### THE TASK
Write out the data again exactly, skipping every picture.

--- Begin ---

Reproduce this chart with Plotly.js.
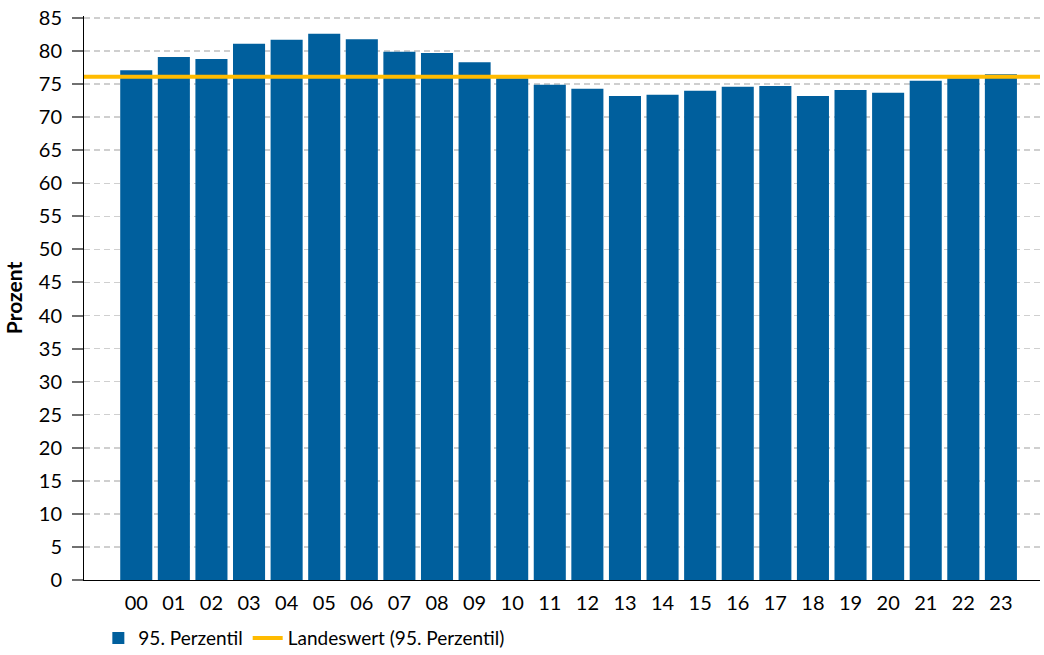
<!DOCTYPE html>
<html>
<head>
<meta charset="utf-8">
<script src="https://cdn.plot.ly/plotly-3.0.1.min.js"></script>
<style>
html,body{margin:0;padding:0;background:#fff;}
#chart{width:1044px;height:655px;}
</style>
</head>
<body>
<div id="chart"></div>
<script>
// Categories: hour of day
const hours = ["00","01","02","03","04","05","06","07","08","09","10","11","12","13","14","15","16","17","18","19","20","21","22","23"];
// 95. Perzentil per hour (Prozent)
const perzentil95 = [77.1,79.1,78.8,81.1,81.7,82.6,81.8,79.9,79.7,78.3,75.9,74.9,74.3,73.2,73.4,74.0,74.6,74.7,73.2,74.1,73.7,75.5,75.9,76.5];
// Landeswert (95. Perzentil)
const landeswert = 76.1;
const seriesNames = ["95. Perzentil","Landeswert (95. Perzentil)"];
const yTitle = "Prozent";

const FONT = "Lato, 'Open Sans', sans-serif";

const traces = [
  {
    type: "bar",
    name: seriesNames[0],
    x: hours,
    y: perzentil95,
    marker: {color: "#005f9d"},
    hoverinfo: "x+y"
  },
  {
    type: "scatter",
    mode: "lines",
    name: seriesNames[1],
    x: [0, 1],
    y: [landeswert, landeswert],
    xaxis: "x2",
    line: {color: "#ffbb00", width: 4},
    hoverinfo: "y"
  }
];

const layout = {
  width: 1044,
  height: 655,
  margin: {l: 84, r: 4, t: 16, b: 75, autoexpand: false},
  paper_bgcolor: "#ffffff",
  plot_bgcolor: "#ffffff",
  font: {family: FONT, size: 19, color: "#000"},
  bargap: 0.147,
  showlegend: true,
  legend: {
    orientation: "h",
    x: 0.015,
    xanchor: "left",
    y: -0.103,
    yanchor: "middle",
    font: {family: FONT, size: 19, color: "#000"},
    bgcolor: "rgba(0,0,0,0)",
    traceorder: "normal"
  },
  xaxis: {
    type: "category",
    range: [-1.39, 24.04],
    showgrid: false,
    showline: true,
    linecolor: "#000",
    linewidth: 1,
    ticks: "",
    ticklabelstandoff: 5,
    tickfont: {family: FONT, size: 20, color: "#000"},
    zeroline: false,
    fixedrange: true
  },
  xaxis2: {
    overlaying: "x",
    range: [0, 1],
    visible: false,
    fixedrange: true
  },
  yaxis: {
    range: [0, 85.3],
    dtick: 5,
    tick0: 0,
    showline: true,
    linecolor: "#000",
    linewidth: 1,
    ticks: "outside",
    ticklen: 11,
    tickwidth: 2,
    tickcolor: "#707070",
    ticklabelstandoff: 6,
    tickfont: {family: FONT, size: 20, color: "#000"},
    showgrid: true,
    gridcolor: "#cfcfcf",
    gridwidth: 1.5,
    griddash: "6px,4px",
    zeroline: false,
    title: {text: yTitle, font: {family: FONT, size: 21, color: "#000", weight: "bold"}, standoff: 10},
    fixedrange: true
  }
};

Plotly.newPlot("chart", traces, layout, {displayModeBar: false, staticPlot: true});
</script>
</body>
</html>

--- End ---

### TASK SOLUTION
Reproduce this chart with Plotly.js.
<!DOCTYPE html>
<html>
<head>
<meta charset="utf-8">
<script src="https://cdn.plot.ly/plotly-3.0.1.min.js"></script>
<style>
html,body{margin:0;padding:0;background:#fff;}
#chart{width:1044px;height:655px;}
</style>
</head>
<body>
<div id="chart"></div>
<script>
// Categories: hour of day
const hours = ["00","01","02","03","04","05","06","07","08","09","10","11","12","13","14","15","16","17","18","19","20","21","22","23"];
// 95. Perzentil per hour (Prozent)
const perzentil95 = [77.1,79.1,78.8,81.1,81.7,82.6,81.8,79.9,79.7,78.3,75.9,74.9,74.3,73.2,73.4,74.0,74.6,74.7,73.2,74.1,73.7,75.5,75.9,76.5];
// Landeswert (95. Perzentil)
const landeswert = 76.1;
const seriesNames = ["95. Perzentil","Landeswert (95. Perzentil)"];
const yTitle = "Prozent";

const FONT = "Lato, 'Open Sans', sans-serif";

const traces = [
  {
    type: "bar",
    name: seriesNames[0],
    x: hours,
    y: perzentil95,
    marker: {color: "#005f9d"},
    hoverinfo: "x+y"
  },
  {
    type: "scatter",
    mode: "lines",
    name: seriesNames[1],
    x: [0, 1],
    y: [landeswert, landeswert],
    xaxis: "x2",
    line: {color: "#ffbb00", width: 4},
    hoverinfo: "y"
  }
];

const layout = {
  width: 1044,
  height: 655,
  margin: {l: 84, r: 4, t: 16, b: 75, autoexpand: false},
  paper_bgcolor: "#ffffff",
  plot_bgcolor: "#ffffff",
  font: {family: FONT, size: 19, color: "#000"},
  bargap: 0.147,
  showlegend: true,
  legend: {
    orientation: "h",
    x: 0.015,
    xanchor: "left",
    y: -0.103,
    yanchor: "middle",
    font: {family: FONT, size: 19, color: "#000"},
    bgcolor: "rgba(0,0,0,0)",
    traceorder: "normal"
  },
  xaxis: {
    type: "category",
    range: [-1.39, 24.04],
    showgrid: false,
    showline: true,
    linecolor: "#000",
    linewidth: 1,
    ticks: "",
    ticklabelstandoff: 5,
    tickfont: {family: FONT, size: 20, color: "#000"},
    zeroline: false,
    fixedrange: true
  },
  xaxis2: {
    overlaying: "x",
    range: [0, 1],
    visible: false,
    fixedrange: true
  },
  yaxis: {
    range: [0, 85.3],
    dtick: 5,
    tick0: 0,
    showline: true,
    linecolor: "#000",
    linewidth: 1,
    ticks: "outside",
    ticklen: 11,
    tickwidth: 2,
    tickcolor: "#707070",
    ticklabelstandoff: 6,
    tickfont: {family: FONT, size: 20, color: "#000"},
    showgrid: true,
    gridcolor: "#cfcfcf",
    gridwidth: 1.5,
    griddash: "6px,4px",
    zeroline: false,
    title: {text: yTitle, font: {family: FONT, size: 21, color: "#000", weight: "bold"}, standoff: 10},
    fixedrange: true
  }
};

Plotly.newPlot("chart", traces, layout, {displayModeBar: false, staticPlot: true});
</script>
</body>
</html>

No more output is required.